Ground-source heat pumps, which run on electricity, and are the most efficient heating and cooling option on the market. And when they are configured into networks they can become even more so, allowing buildings to share heat with each other and store it underground for future use.
Many thermal networks rely on geothermal energy, but they can be designed to exchange heat with other sources, too, such as sewer systems, data centers and bodies of water.
Thermal networks are sprinkled throughout the U.S., including on some college campuses. Now, fueled in part by federal and state incentives encouraging the expansion of low-carbon energy, gas utilities are starting to explore the feasibility of replacing some of their natural-gas infrastructure with thermal energy networks.
Proposals for utility-scale pilot projects are in the works in Massachusetts, New York and Minnesota, according to the Building Decarbonization Coalition, with one project, in Framingham, Mass., scheduled to come online in June. At the same time, around 24 gas utilities, covering more than 40% of U.S. natural-gas customers, have joined the Utility Networked Geothermal Collaborative, an informal industry group exploring how they can function as geothermal providers, the decarbonization coalition says.
The Framingham project, the first of its kind in the U.S., strings together a neighborhood of 31 residential buildings and five commercial buildings and will serve around 140 customers to start. Eversource ES 1.19%increase; green up pointing triangle, the New England utility behind it, says the project has estimated costs of $14 million after federal and state tax credits for geothermal.
In New York, meanwhile, Consolidated Edison has three projects that have been approved for full design, including one in Manhattan’s Chelsea neighborhood that would use excess heat from a data center to provide hot water to 372 apartments, and heating and cooling for 72 apartments in four nearby multifamily housing developments. On hot days, the system would pull hot air out of the units and into the network to cool them.
Data centers make sense as an energy source because more are getting built and they usually run 24/7, supplying “very high-quality waste heat” that is dependable and at a high temperature, says Alexander Buell, Con Edison’s director, portfolio planning and analysis.

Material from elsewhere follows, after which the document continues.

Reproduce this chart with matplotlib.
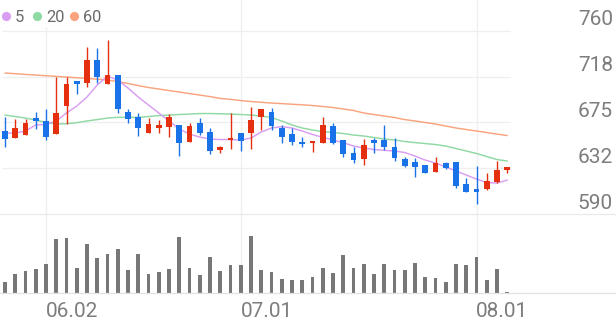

New York is among a few states that have passed legislation mandating that large utilities propose thermal-energy-network projects.
The business case
Eversource is still determining how rates would look under thermal energy networks. For now, the company plans to charge customers a flat rate of $10 a month for residential heating and cooling, says Nikki Bruno, vice president of clean technologies at Eversource. Customers also will have to pay for the electricity to power the heat pumps, which the utility installed.
Bruno says geothermal networks make business sense for gas utilities because they require similar skills for installing and managing long-lived infrastructure. The pipes, made out of plastic and metals, have 40- to 50-year lifespans, and the geothermal boreholes can last up to 100 years or more. There are currently fewer safety requirements compared with natural gas, but regulations are still being developed.

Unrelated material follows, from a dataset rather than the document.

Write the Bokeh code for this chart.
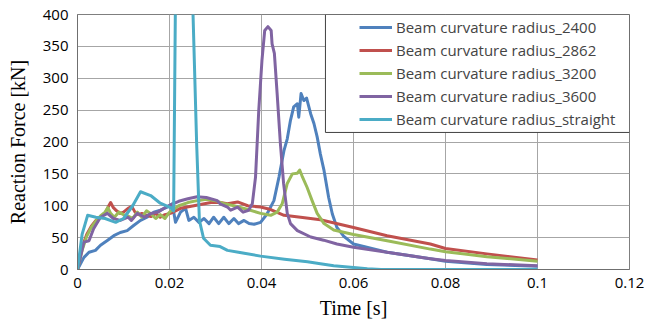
from bokeh.plotting import figure
from bokeh.models import (Range1d, FixedTicker, Legend, LegendItem, BoxAnnotation)
from bokeh.embed import file_html
from bokeh.resources import INLINE

# ---------------- data ----------------
X_TICKS = [0, 0.02, 0.04, 0.06, 0.08, 0.1, 0.12]
X_TICK_LABELS = ["0", "0.02", "0.04", "0.06", "0.08", "0.1", "0.12"]
Y_TICKS = [0, 50, 100, 150, 200, 250, 300, 350, 400]

SERIES_NAMES = ["Beam curvature radius_2400", "Beam curvature radius_2862",
                "Beam curvature radius_3200", "Beam curvature radius_3600",
                "Beam curvature radius_straight"]

t_2400 = [0, 0.0014, 0.0025, 0.0039, 0.005, 0.0064, 0.0079, 0.0093, 0.0108, 0.0122,
          0.0137, 0.0151, 0.0166, 0.018, 0.0195, 0.0206, 0.0213, 0.0224, 0.0235, 0.0242,
          0.0253, 0.0264, 0.0275, 0.0286, 0.0296, 0.0307, 0.0318, 0.0329, 0.034, 0.035,
          0.0362, 0.0373, 0.0384, 0.0398, 0.0412, 0.0427, 0.0438, 0.0449, 0.0456, 0.0463,
          0.047, 0.0478, 0.0481, 0.0486, 0.0492, 0.0498, 0.0507, 0.0514, 0.0521, 0.0528,
          0.0536, 0.0546, 0.0554, 0.0564, 0.0579, 0.06, 0.0673, 0.0767, 0.08, 0.089, 0.1]
f_2400 = [0, 19, 27, 30, 38, 45, 53, 58, 61, 69,
          77, 82, 90, 93, 98, 103, 74, 90, 96, 77,
          82, 74, 80, 72, 82, 72, 82, 72, 80, 72,
          77, 72, 71, 74, 87, 108, 145, 187, 205, 234,
          255, 260, 239, 276, 265, 269, 244, 229, 208, 181,
          155, 113, 87, 66, 52, 40, 27, 17, 13, 8, 5]

t_2862 = [0, 0.001, 0.002, 0.003, 0.004, 0.005, 0.006, 0.0068, 0.0072, 0.0078,
          0.0085, 0.0093, 0.010, 0.011, 0.0118, 0.0125, 0.0132, 0.014, 0.015, 0.016,
          0.017, 0.018, 0.019, 0.0202, 0.0224, 0.0253, 0.029, 0.031, 0.0326, 0.0348,
          0.037, 0.0398, 0.042, 0.0449, 0.0485, 0.0528, 0.06, 0.0673, 0.0767, 0.08,
          0.089, 0.1]
f_2862 = [0, 35, 55, 68, 77, 83, 88, 100, 105, 97,
          92, 88, 90, 96, 99, 90, 86, 88, 85, 83,
          88, 82, 86, 88, 96, 100, 105, 105, 103, 106,
          100, 98, 94, 85, 82, 78, 66, 53, 40, 33,
          24.5, 15]

t_3200 = [0, 0.001, 0.002, 0.003, 0.004, 0.005, 0.006, 0.0066, 0.0072, 0.008,
          0.009, 0.010, 0.011, 0.012, 0.013, 0.014, 0.015, 0.016, 0.017, 0.018,
          0.019, 0.020, 0.021, 0.022, 0.024, 0.026, 0.028, 0.030, 0.032, 0.034,
          0.036, 0.0376, 0.0398, 0.042, 0.0434, 0.0445, 0.0456, 0.0467, 0.0478, 0.0483,
          0.0488, 0.0499, 0.051, 0.0521, 0.0536, 0.0557, 0.06, 0.0673, 0.0767, 0.08,
          0.089, 0.1]
f_3200 = [0, 30, 52, 66, 76, 84, 90, 97, 88, 82,
          90, 86, 84, 80, 90, 82, 92, 87, 80, 86,
          80, 90, 95, 100, 105, 108, 110, 108, 103, 100,
          96, 93, 88, 85, 90, 103, 135, 150, 151, 156,
          147, 129, 108, 88, 72, 62, 55, 45, 32, 28,
          20, 13]

t_3600 = [0, 0.0014, 0.0025, 0.0035, 0.005, 0.0065, 0.0078, 0.0093, 0.011, 0.0117,
          0.013, 0.0146, 0.016, 0.0175, 0.019, 0.0205, 0.022, 0.024, 0.026, 0.028,
          0.0304, 0.031, 0.0326, 0.0333, 0.0348, 0.036, 0.0372, 0.038, 0.0387, 0.0394,
          0.0401, 0.0407, 0.0414, 0.0421, 0.0423, 0.0428, 0.0434, 0.0441, 0.0448, 0.0456,
          0.0463, 0.0478, 0.0507, 0.0535, 0.0564, 0.06, 0.0673, 0.0767, 0.08, 0.089, 0.1]
f_3600 = [0, 43, 45, 64, 82, 88, 80, 77, 82, 77,
          88, 82, 88, 90, 97, 102, 107, 111, 114, 113,
          108, 103, 98, 93, 98, 90, 93, 103, 145, 249,
          328, 375, 381, 375, 354, 339, 276, 198, 135, 88,
          72, 61, 51, 46, 40, 35, 27, 17, 14, 9, 6]

t_straight = [0, 0.001, 0.0022, 0.004, 0.006, 0.0083, 0.010, 0.012, 0.0137, 0.0159,
              0.018, 0.0202, 0.0209, 0.0213, 0.0230, 0.0250, 0.0259, 0.0265, 0.0274, 0.0289,
              0.031, 0.0326, 0.035, 0.0398, 0.045, 0.05, 0.0528, 0.0557, 0.06, 0.063,
              0.066, 0.1]
f_straight = [0, 55, 85, 82, 80, 74, 80, 100, 122, 116,
              104, 97, 92, 430, 1000, 430, 198, 77, 49, 38,
              36, 30, 27, 21, 16, 12, 9, 6, 3, 1,
              0, 0]

COLORS = ["#4F81BD", "#C0504D", "#9BBB59", "#8064A2", "#4BACC6"]

# ---------------- figure ----------------
p = figure(width=646, height=324, output_backend="svg", toolbar_location=None,
           x_range=Range1d(0, 0.12), y_range=Range1d(0, 400),
           min_border_left=77, min_border_right=17, min_border_top=14, min_border_bottom=55)
p.background_fill_color = "white"
p.border_fill_color = "white"
p.outline_line_color = "#7F7F7F"
p.outline_line_width = 1

tick_font = "Open Sans"
for ax in (p.xaxis[0], p.yaxis[0]):
    ax.major_label_text_font = tick_font
    ax.major_label_text_font_size = "15px"
    ax.major_label_text_color = "#000000"
    ax.major_tick_line_color = None
    ax.minor_tick_line_color = None
    ax.major_tick_out = 0
    ax.major_tick_in = 0
    ax.axis_line_color = "#6F6F6F"
    ax.axis_label_text_font = "Liberation Serif"
    ax.axis_label_text_font_size = "20px"
    ax.axis_label_text_font_style = "normal"
    ax.axis_label_text_color = "#000000"

p.xaxis[0].ticker = FixedTicker(ticks=X_TICKS)
p.xaxis[0].major_label_overrides = {x: l for x, l in zip(X_TICKS, X_TICK_LABELS)}
p.yaxis[0].ticker = FixedTicker(ticks=Y_TICKS)
p.xaxis[0].axis_label = "Time [s]"
p.yaxis[0].axis_label = "Reaction Force [kN]"
p.xaxis[0].major_label_standoff = 8
p.yaxis[0].major_label_standoff = 9
p.xaxis[0].axis_label_standoff = 6
p.yaxis[0].axis_label_standoff = 11

p.xgrid.grid_line_color = "#A6A6A6"
p.ygrid.grid_line_color = "#A6A6A6"
p.xgrid.grid_line_width = 1
p.ygrid.grid_line_width = 1

series = [(t_2400, f_2400), (t_2862, f_2862), (t_3200, f_3200),
          (t_3600, f_3600), (t_straight, f_straight)]
renderers = []
for (t, f), c in zip(series, COLORS):
    r = p.line(t, f, line_color=c, line_width=3, line_join="round")
    renderers.append(r)

# legend frame (drawn as a box, legend itself transparent)
LEG_LEFT, LEG_RIGHT, LEG_TOP, LEG_BOTTOM = 0.0539, 0.12, 400, 215
box = BoxAnnotation(left=LEG_LEFT, right=LEG_RIGHT, top=LEG_TOP, bottom=LEG_BOTTOM,
                    fill_color="white", fill_alpha=1.0,
                    line_color="#404040", line_width=1, line_alpha=1.0)
p.add_layout(box)

legend = Legend(items=[LegendItem(label=n, renderers=[r]) for n, r in zip(SERIES_NAMES, renderers)],
                location=(282, 140), padding=0, margin=0, spacing=3,
                glyph_width=33, glyph_height=20, label_height=20, label_standoff=4,
                label_text_font=tick_font, label_text_font_size="15px",
                border_line_alpha=0, background_fill_alpha=0)
p.add_layout(legend, "center")

open("out.html", "w").write(file_html(p, INLINE))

“[When] we saw the pipe for the network go in the ground, it felt very, very familiar,” she says.
Unions representing pipe fitters see the potential, too.
“Geothermal energy will not only help us reach a net-zero economy, it will create good-paying union jobs in the process,” says Wendell Hibdon, director of energy and infrastructure for the United Association of Union Plumbers and Pipefitters.
It isn’t often that you see gas utilities, unions and environmentalists on the same page, says Zeyneb Magavi, executive director at HEET, a nonprofit pushing to replace natural-gas infrastructure with geothermal networks.
When it happens, “you just get a kind of momentum we are not used to seeing,” she says.
Challenges remain
Still, getting a geothermal network off the ground faces a number of challenges, including high upfront costs, which can vary, depending on geological conditions for drilling, how many geothermal wells are needed, the energy efficiency of the connected buildings, the climate and other considerations.
Generally, the balance of withdrawing and depositing heat might not be optimal in climates where you need the heat or cooling constantly throughout the year, says Rob Best, an associate at engineering consulting firm Arup. “It’s more of a battery—you are taking some out and putting some back,” Best says.
The networks also are better suited for more energy-efficient buildings constructed in the past 20 years, he says, because heat pumps don’t have to work as hard.
How quickly larger-scale projects will pay off in energy savings remains to be seen, but college campuses that have networked geothermal give some idea. Colorado Mesa University, which deployed a geothermal network in 2008 that it is in the process of expanding, says the system produces $1.5 million energy savings a year and paid for itself within 11 years. In addition to geothermal, the university’s system stores and withdraws heat, as needed, from an Olympic-size swimming pool.
In Whisper Valley, new homes sell for around $300,000 to $600,000, and home buyers can get a one-time tax credit of $10,000 via the 2022 Inflation Reduction Act, according to Douglas Gilliland, managing director at Taurus Investment Holdings, the developer. He says there is around $25,000 to $35,000 worth of clean-energy investments per home, including for geothermal and solar.
The community, which sits on around 2,000 acres, is still in its infancy with around 500 houses currently. Within 10 years, developers plan for 5,000 single-family homes, 2,500 multifamily units and 3 million square feet of commercial space, such as grocery and convenience stores.
Taurus aims to build more geothermal communities across the U.S., including an apartment complex in Florida, according to Gilliland, who says he is talking with developers, state governments and cities nationwide who are interested in the model.
“Builders have been trying to find ways to make their homes more and more efficient,” he says. “By using geothermal, it really takes the pressure off the builder in coming up with expensive ideas.”